I’m tempted to despise Princess Prep, with its pink website scattered with self-help guide messages (“a true princess is simply the best version of yourself you can imagine”) and its guidance on, essentially, how to become a rich person who deludes themselves that their existence is a social good in itself (“you do not become a princess simply by donning a fancy gown and a tiara” – but it helps). All the same, there is a little part of me that thinks “sod it. Go for it, little princesses”. For at least here you have a princess experience that, in falling over itself in an attempt to appear empowering, gets further and further away from princes, marriage and dependency. Curiously, the whole thing gives me a little hope.

The Disney-fied commercialisation of the princess figure creates something which, due to the pressure to at least appear PC, is at least an improvement on the real-life princess experience. Sure, the Princess Prep values of “princesshood” (“philanthropy and selflessness, kindness and compassion, hard work and self-belief, generosity and gratitude, leadership and diplomacy etc.”) all sound a bit “Tony Blair”. And everyone on the website is wealthy and white (apart from Princess Fiona in Shrek). But looking at things more broadly, I wonder whether we should be quite so sneery about the pink world little girls find themselves thrust into. It’s not real, but perhaps it’s for us to help the little girls in pretty dresses make the narratives work more in their favour. 

These days we know what really happens to girls who marry princes. We know how things turned out for Diana, and we can see more clearly what’s happening to Kate. Sure, I reckon I might be willing to put up with that degree of press intrusion for the absurd level of financial security she enjoys. But I also imagine most of us would rather just be rich without the whole princess bit. Last week’s photograph of William and Kate presenting their new baby to a sea of cameras struck me as quite horrifying. I don’t want to be a princess any more. If I had a daughter, I wouldn’t want that for her.

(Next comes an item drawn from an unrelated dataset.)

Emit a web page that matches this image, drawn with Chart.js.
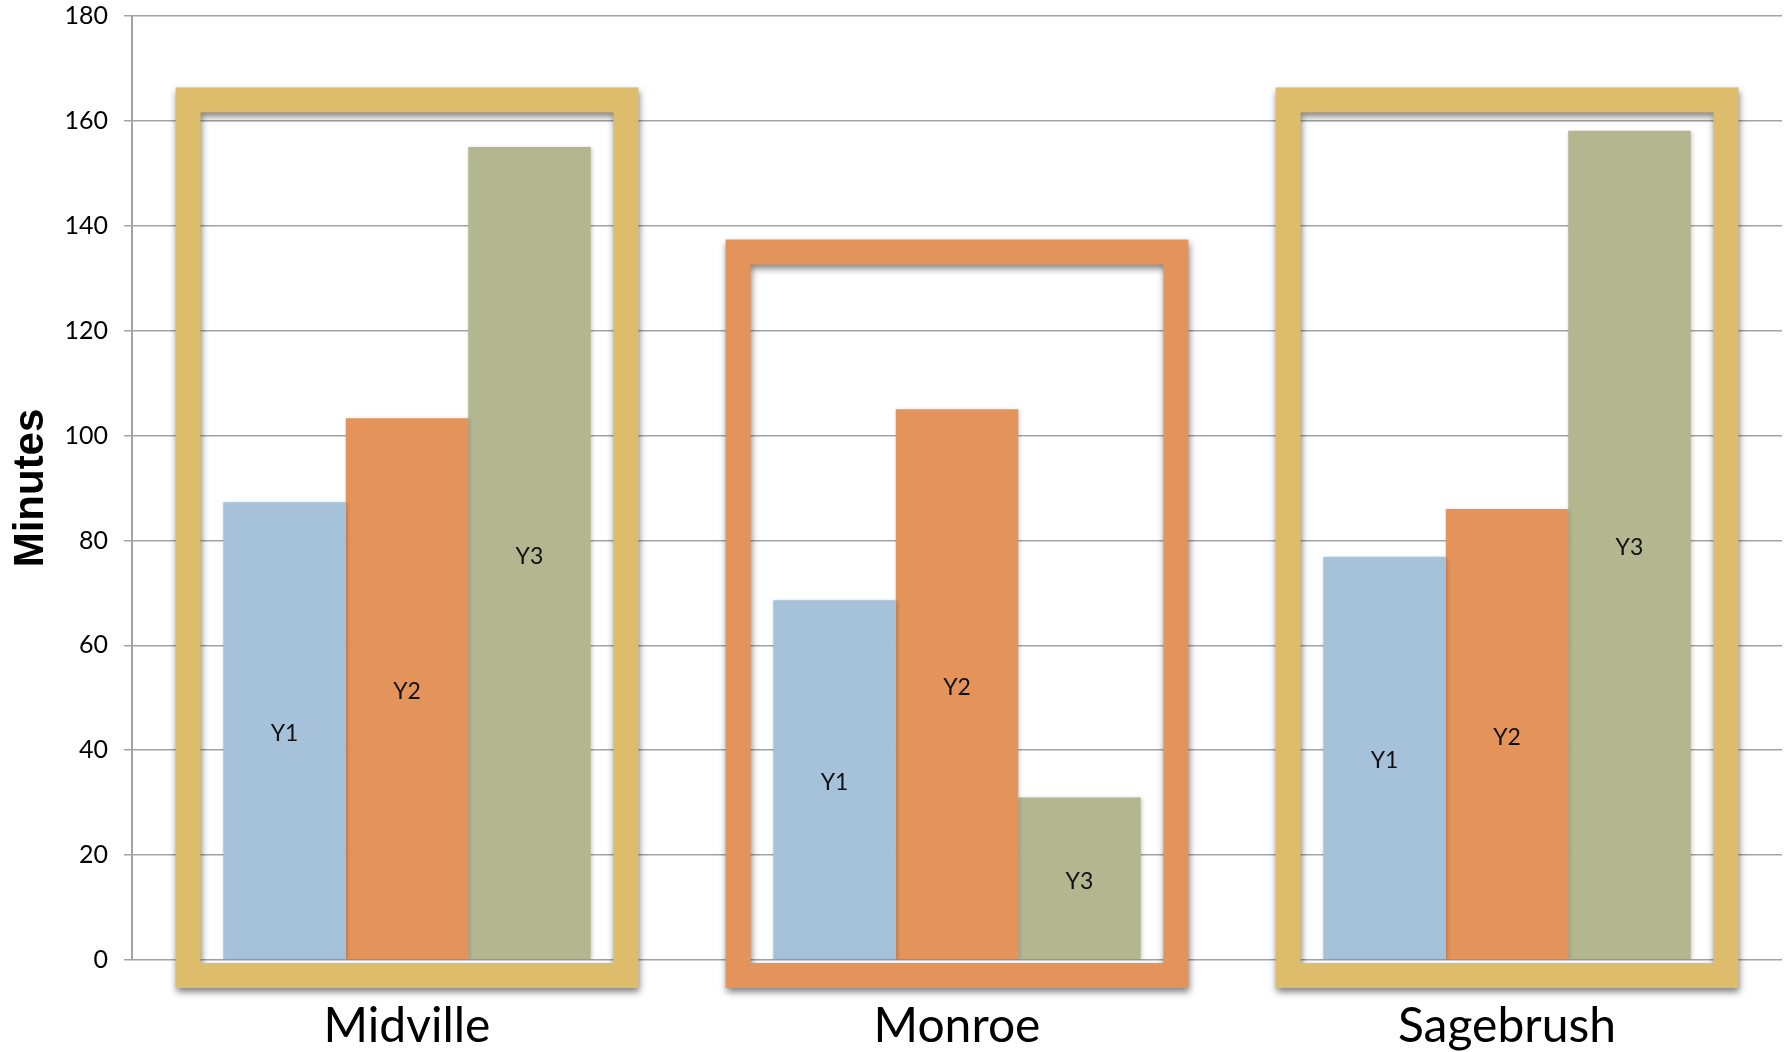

But as for sugar-pink, prince-free, Disney-style princessification? Well, it’s not true empowerment, no. All the same, perhaps we shouldn’t be quite so quick to knock it, if this is the only imaginative space that is on offer. As girls grow older, they’ll find a world in which female self-realisation is still a fairy tale, and they’ll need huge amounts of imagination to change this, and change the minds of others. Perhaps, for now, we should let them play.